Chow Yun Fat is a charismatic, athletically built and energetic Asian-born film star who first came to the attention of western audiences via his roles in the high-octane/blazing guns action films of maverick HK director John Woo.
Chow was born in 1955 on the quiet island of Lamma, part of the then-British colony of Hong Kong, near its famous Victoria Harbour. His mother was a vegetable farmer and cleaning lady, and his father worked on a Shell Oil Company tanker. Chow’s family moved to urban Hong Kong in 1965 and in early 1973, Chow attended a casting call for TVB, a division of Shaw Bros. productions. With his good looks and easy-going style, Chow was originally a heartthrob actor in non-demanding TV and film roles. However, his popularity increased with his appearance as white-suited gangster Hui Man-Keung in the highly popular drama TV series Shang Hai tan (1983).
In 1985, Chow started receiving acclaim for his work and scored the Golden Horse (Best Actor) Award in Taiwan and another Best Actor Award from the Asian Pacific Film Festival for his performance in Hong Kong 1941 (1984). With these accolades, Chow came to the attention of Woo, who cast Chow in the fast-paced gangster film A Better Tomorrow (1986) (aka “A Better Tomorrow”). The rest, as they say, is history. The film was an enormous commercial success, and Chow’s influence on young Asian males was not dissimilar to the adulation given to previous Asian film sensations such as Bruce Lee or Jackie Chan. Nearly every young guy in Hong Kong ran out and bought himself a “Mark Coat,” as they became known–a long, heavy woolen coat worn by Chow in the movie (although it is is actually very unsuited to Hong Kong’s hot and humid climate).
Further hard-edged roles in more John Woo crime films escalated Chow’s popularity even higher, and fans all over the world flocked to see A Better Tomorrow II (1987) (aka “A Better Tomorrow 2”), The Killer (1989) (aka “The Killer”), and Hard Boiled (1992) (aka “Hard Boiled”). With the phenomenal global interest in the HK action genre, Chow was enticed to the United States and appeared in The Replacement Killers (1998) with Mira Sorvino, The Corruptor (1999) with Mark Wahlberg, and, for a change of pace, in the often-filmed romantic tale of Anna and the King (1999).

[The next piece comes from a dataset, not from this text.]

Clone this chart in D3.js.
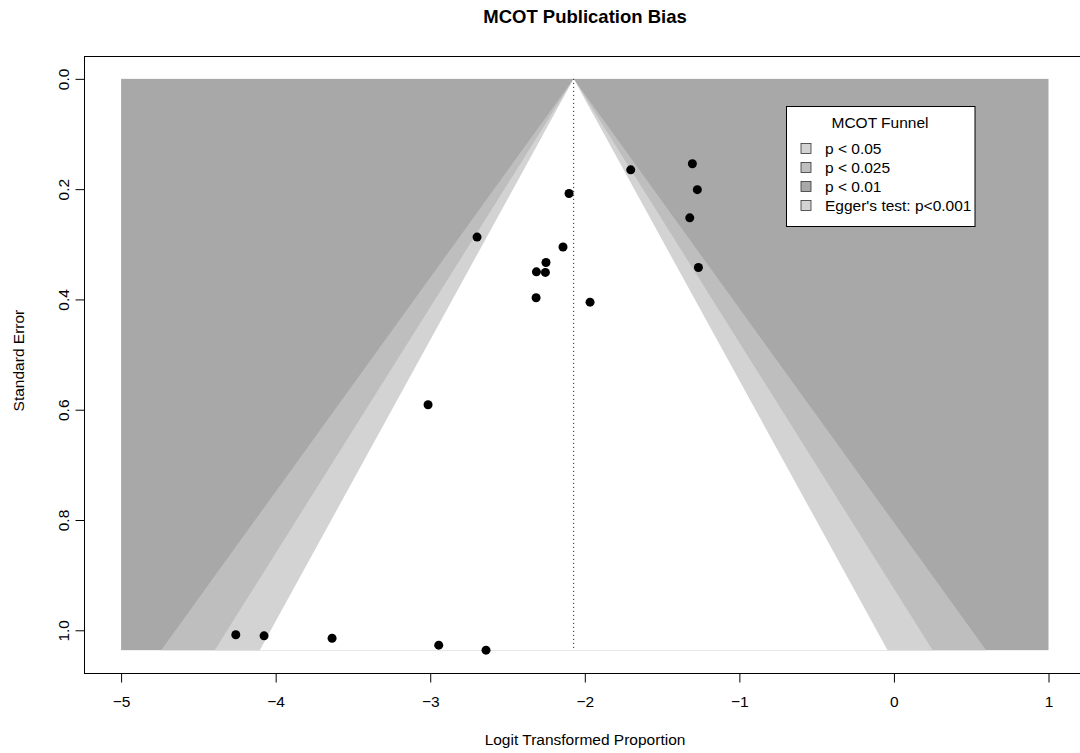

Chow then returned to the Asian cinema circuit and starred in the critically lauded kung fu epic Crouching Tiger, Hidden Dragon (2000) (aka “Crouching Tiger, Hidden Dragon”). His wide appeal can be seen in his “boy next door” type of personality and his ability to play such a broad spectrum of roles from a comedic buffoon to a lovestruck Romeo to a trigger-happy professional killer. A highly entertaining and gifted actor with dynamic on-screen presence, Chow continues to remain in strong demand in many film markets.